Indeed it is there. The year was 2007, and Llodra scrambled just about as deep in the court and passed Haas at the net with a tweener. Federer’s shot was more unusual because he passed Dabul when Dabul was still on the baseline.

More tennis exotica is available for viewing, including Jeff Tarango’s Wimbledon walk-off in 1995; a mind-bending 45-stroke, 62-second rally between Federer and Lleyton Hewitt at Indian Wells, Calif.; a leaping overhead winner that Federer hit off an Andy Roddick overhead in Basel, Switzerland, Federer’s hometown; a serve that Roddick embedded in a clay court (staged for a commercial).

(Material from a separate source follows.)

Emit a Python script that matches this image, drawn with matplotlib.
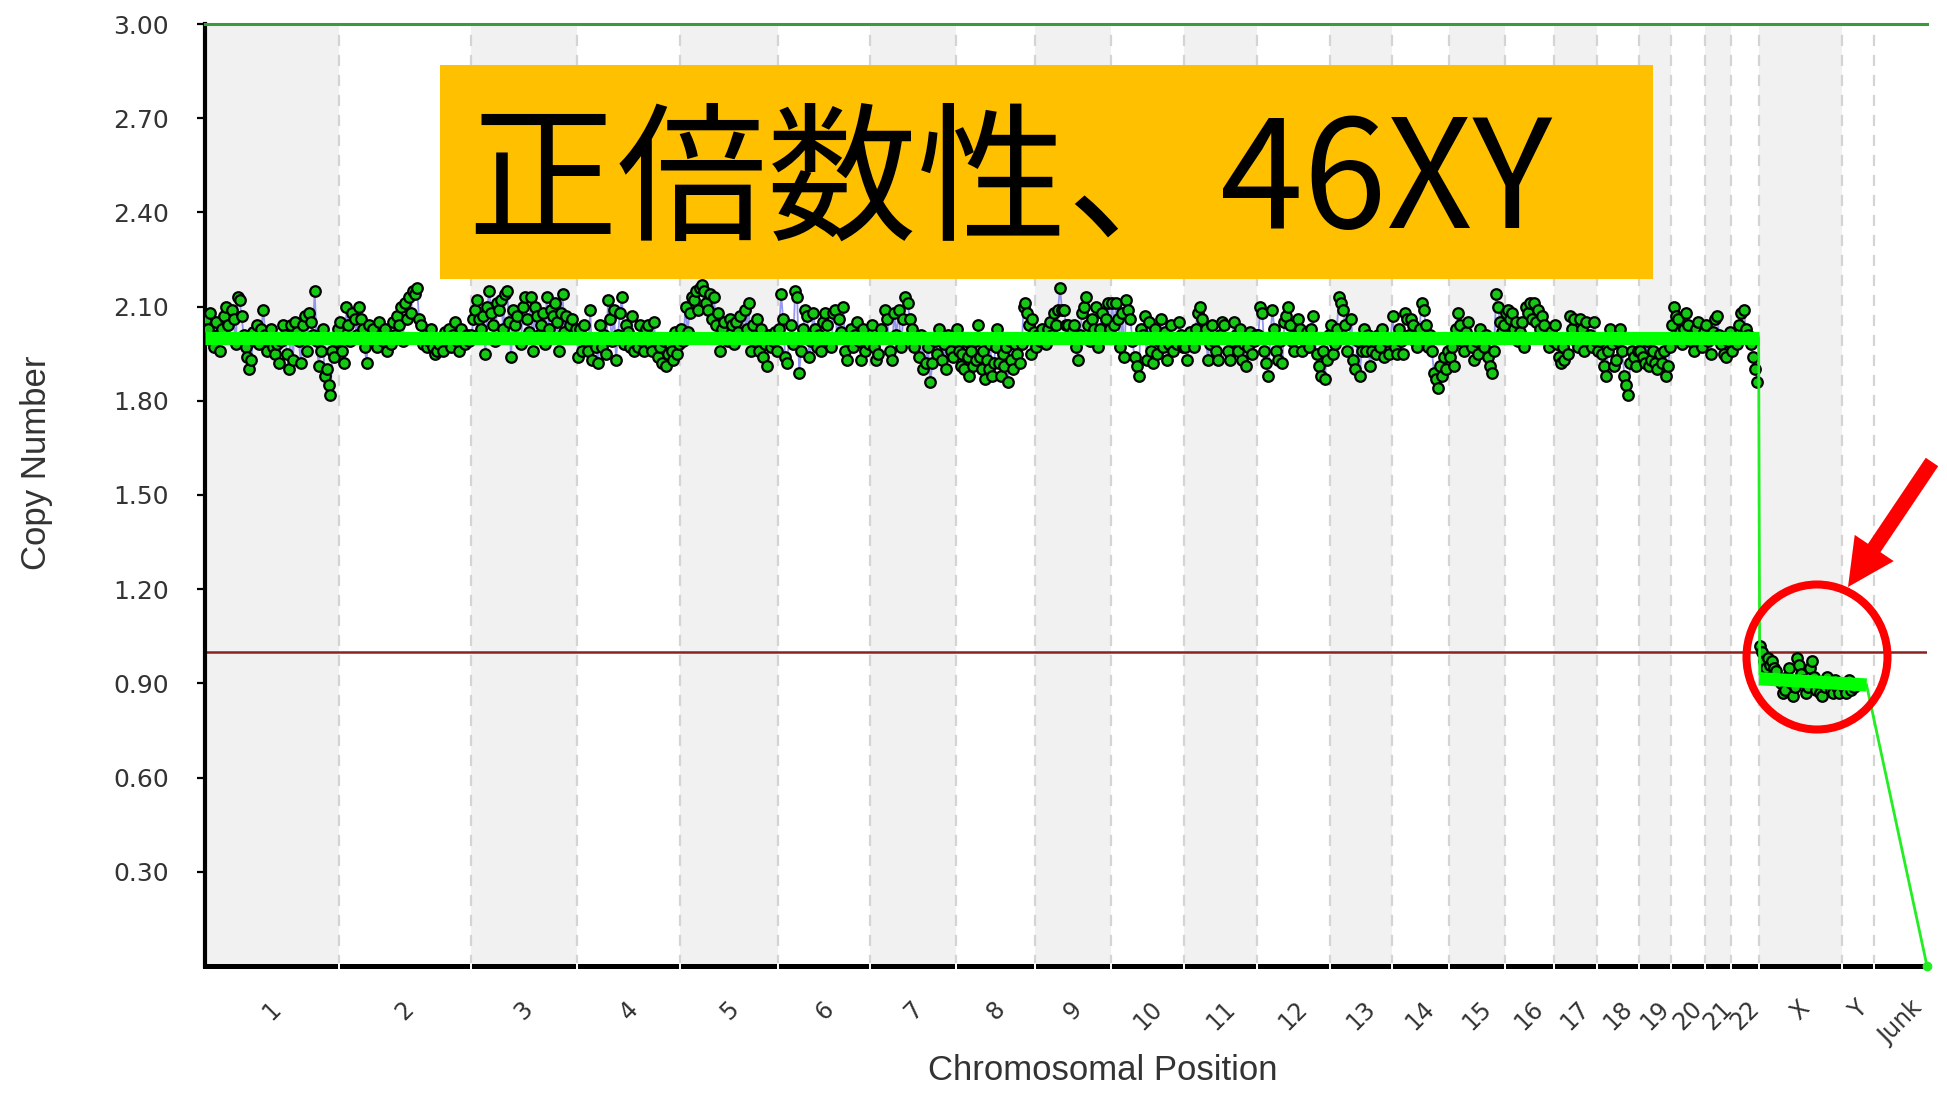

The tennis fan is well served by this.

If you want to know how agile Bjorn Borg really was in 1973 at age 17, a click or two brings him in view. The same goes for Rod Laver playing Ken Rosewall in Sydney in 1970. Or Maureen Connolly and Doris Hart in the 1953 Wimbledon final.

But players also use this archive to examine tennis history, sometimes recent history.

“Somebody told me Federer cried at the Australian Open last year, and I didn’t believe it, so I went on YouTube and looked,” said Sloane Stephens, an American who lost in the Open girls semifinals. “I still don’t believe it. Did you know that he cried?”